2015 – My birding year

No pictures for this one unlike the moth one!

I’m not really a massive birder. Not compared to a lot of other birders at least. I don’t twitch (ie: chase after rarities to tick that species off a list); i’m more interested in native breeding and over-wintering birds, I don’t actively chase lists, I hate early mornings, and I don’t have a regular patch (a local place where you go once or twice a week). OK the last one isn’t strictly true, I have a couple of places I go near me but I’m finding I go sporadically rather than every week.

On the last point, I’m finding I go to Jackson’s Brickworks (see a previous post) in the spring and summer, and I’m going to another patch, Poynton Pool/Park, in the autumn and winter. There is no logic to this! Also the other thing preventing me from having a bona fide  patch is work, which is currently taking me all around the country, quite literally from the Hebrides to the Isles of Scilly. 

Anyway despite all this I’ve managed to see more birds this year than in any other year, and I’ve managed to get beyond 200 species seen in the UK in my lifetime. This year I saw 168 species of bird in the UK, which beats the previous total of 147 set in 2010, If I were to include international birds (or basically Maltese birds!) the total is 187, not bad for someone who is not actively chasing numbers! For anyone interested the 200th UK bird was a Storm Petrel Hydrobates pelagicus.

2015 was the year of the Eagle for me. Before this year I hadn’t seen any of the two species of native UK eagle. Now I’ve seen both. My first encounter happened on a small Scottish island (nameless at the moment!) in September. I had been dropped onto this island along with a few others to survey the island for winter conservation work, within 100 metres of the landing point a huge bird took off from behind a knoll and headed towards the sea, I saw the staring eyes quite clearly. This was a White-tailed Eagle Haliaeetus albicilla. Not, as many a first encounter have been, a spec, a maybe, a fleeting glimpse, but a full on show, it was wonderful. In November, on the same Scottish island I saw my first Golden Eagle Aquila chrysaetos. This was more standard first glimpse, it hung around for a long time but it involved frantic photos and flicking through ID books to confirm it (Golden Eagles and juvenile White-tails – whose tails aren’t that white, can be difficult to tell apart sometimes).

Added to these UK encounters were my Maltese eagle encounters. Now I’ve not written about my Maltese adventures before on this blog, but I go there every autumn to monitor bird migration and to also monitor illegal poaching which is notorious on the island (read this http://birdlifemalta.blogspot.co.uk/2013/10/the-impacts-of-raptor-camp.html a blog I wrote in 2013 for Birdlife Malta for more of an idea).
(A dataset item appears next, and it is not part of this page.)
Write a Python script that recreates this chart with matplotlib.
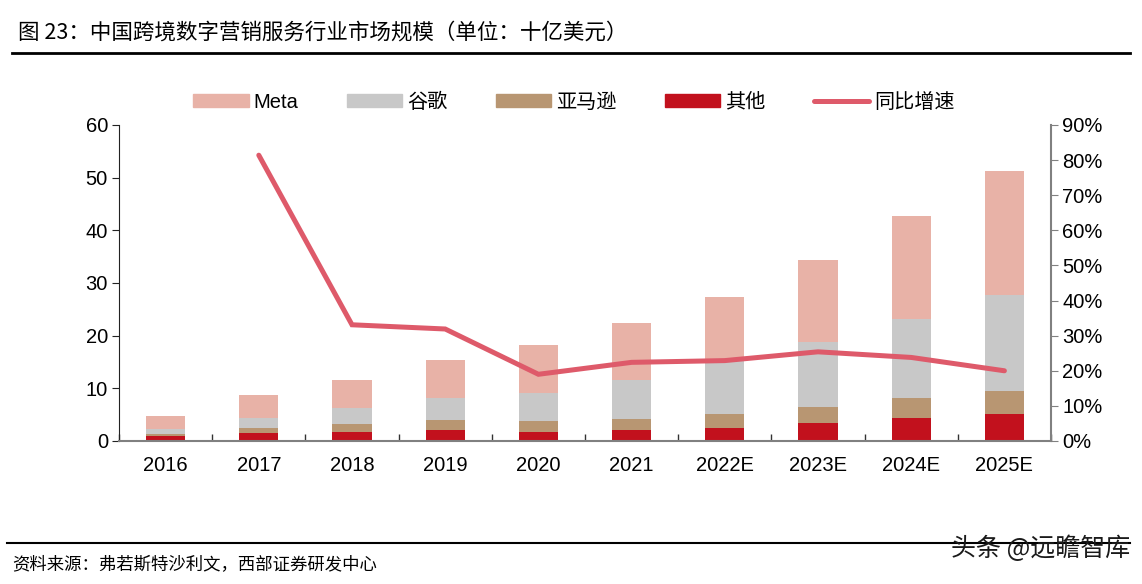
import matplotlib
matplotlib.use("Agg")
import matplotlib.pyplot as plt
import numpy as np
from matplotlib.lines import Line2D
from matplotlib.patches import Patch
from matplotlib.ticker import FuncFormatter, FixedLocator

plt.rcParams['font.family'] = ['Liberation Sans', 'Noto Sans CJK SC', 'DejaVu Sans']

years = ['2016', '2017', '2018', '2019', '2020', '2021', '2022E', '2023E', '2024E', '2025E']
other = [1.0, 1.6, 1.8, 2.1, 1.8, 2.0, 2.55, 3.35, 4.4, 5.15]
amazon = [0.4, 0.95, 1.45, 1.9, 2.0, 2.15, 2.55, 3.1, 3.75, 4.4]
google = [0.8, 1.85, 3.05, 4.25, 5.4, 7.4, 10.1, 12.4, 15.0, 18.15]
meta = [2.6, 4.4, 5.3, 7.05, 9.1, 10.8, 12.2, 15.6, 19.55, 23.5]
growth_years = years[1:]
growth = [81.4, 33.1, 31.9, 19.0, 22.4, 22.9, 25.4, 23.8, 20.0]

c_meta = '#E8B2A7'
c_google = '#C8C8C8'
c_amazon = '#B89672'
c_other = '#C2111D'
c_line = '#DE5A6A'

fig = plt.figure(figsize=(11.42, 5.84), dpi=100)
ax = fig.add_axes([119/1142, 1-441/584, (1051-119)/1142, (441-125)/584])
ax2 = ax.twinx()

x = np.arange(len(years))
w = 0.42
b1 = np.array(other)
b2 = b1 + np.array(amazon)
b3 = b2 + np.array(google)
ax.bar(x, other, w, color=c_other, zorder=2)
ax.bar(x, amazon, w, bottom=b1, color=c_amazon, zorder=2)
ax.bar(x, google, w, bottom=b2, color=c_google, zorder=2)
ax.bar(x, meta, w, bottom=b3, color=c_meta, zorder=2)

gx = [years.index(y) for y in growth_years]
ax2.plot(gx, growth, color=c_line, lw=3.6, solid_capstyle='round', solid_joinstyle='miter', zorder=3)

ax.set_xlim(-0.5, len(years) - 0.5)
ax.set_ylim(0, 60)
ax.set_yticks(np.arange(0, 61, 10))
ax2.set_ylim(0, 90)
ax2.set_yticks(np.arange(0, 91, 10))
ax2.yaxis.set_major_formatter(FuncFormatter(lambda v, p: f'{int(v)}%'))

fs = 14.5
ax.set_xticks(x)
ax.set_xticklabels(years)
ax.xaxis.set_minor_locator(FixedLocator(np.arange(-0.5, len(years), 1.0)))
ax.tick_params(axis='x', which='major', length=0, pad=11, labelsize=fs)
ax.tick_params(axis='x', which='minor', direction='in', length=5, color='#333333', width=1)
ax.tick_params(axis='y', direction='out', length=5, color='#222222', labelsize=fs, pad=3)
ax2.tick_params(axis='y', direction='out', length=5, color='#808080', labelsize=fs, pad=3)

for a in (ax, ax2):
    a.spines['top'].set_visible(False)
ax.spines['right'].set_visible(False)
ax.spines['left'].set_color('#222222')
ax.spines['bottom'].set_color('#808080')
ax.spines['bottom'].set_linewidth(1.5)
ax2.spines['left'].set_visible(False)
ax2.spines['bottom'].set_visible(False)
ax2.spines['right'].set_color('#808080')
ax2.spines['right'].set_linewidth(1.5)

handles = [Patch(color=c_meta), Patch(color=c_google), Patch(color=c_amazon), Patch(color=c_other),
           Line2D([0], [0], color=c_line, lw=3.6, solid_capstyle='round')]
labels = ['Meta', '谷歌', '亚马逊', '其他', '同比增速']
fig.legend(handles, labels, ncol=5, loc='center', bbox_to_anchor=(574/1142, 1-102/584),
           frameon=False, fontsize=fs, handlelength=2.75, handleheight=0.65,
           columnspacing=2.4, handletextpad=0.25)

fig.text(18/1142, 1-33/584, '图 23：中国跨境数字营销服务行业市场规模（单位：十亿美元）',
         fontsize=15.5, va='center', ha='left', family=['Noto Sans CJK SC', 'DejaVu Sans'])
fig.add_artist(Line2D([12/1142, 1130/1142], [1-53/584, 1-53/584], color='black', lw=2))
fig.add_artist(Line2D([7/1142, 1130/1142], [1-543/584, 1-543/584], color='black', lw=1.5))
fig.text(12/1142, 1-565/584, '资料来源：弗若斯特沙利文，西部证券研发中心',
         fontsize=12.5, va='center', ha='left', family=['Noto Sans CJK SC', 'DejaVu Sans'])
fig.text(1130/1142, 1-549/584, '头条 @远瞻智库', fontsize=18, va='center', ha='right',
         color='#1a1a1a', family=['Noto Sans CJK SC', 'DejaVu Sans'])

fig.savefig('out.png', dpi=100)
Anyway, my final day in Malta this autumn provided not one, but two species of eagle to monitor and protect from the hunters. These species were Short-toed Eagle Circaetus gallicus and Lesser Spotted Eagle Aquila pomarina. Again like my Scottish Golden Eagle encounter these were fleeting but in this case the experience was more frantic and at times worrying. To keep it short, the birds were circling to roost near a well known bird sanctuary, but in order to get there they had to fly over the heads of any prospective poacher in the area (and there are a lot). The Lesser Spotted Eagle (LSE) in particular would make for a tempting prize to any illegal poacher. I was the last person to see the LSE before it went to roost in the gloom surrounding the bird santuary (I hope it went into the sanctuary, last I saw it was heading to an area slightly away from it). I still don’t know the fate of these two birds, a night-time watch was established but I left the island before I knew the result of the all night watch.

Just a snap-shot really of my birding year. It was a good birding year an I hope 2016 will equal it (my 2016 list currently stands at 10 bird species! woo go me!).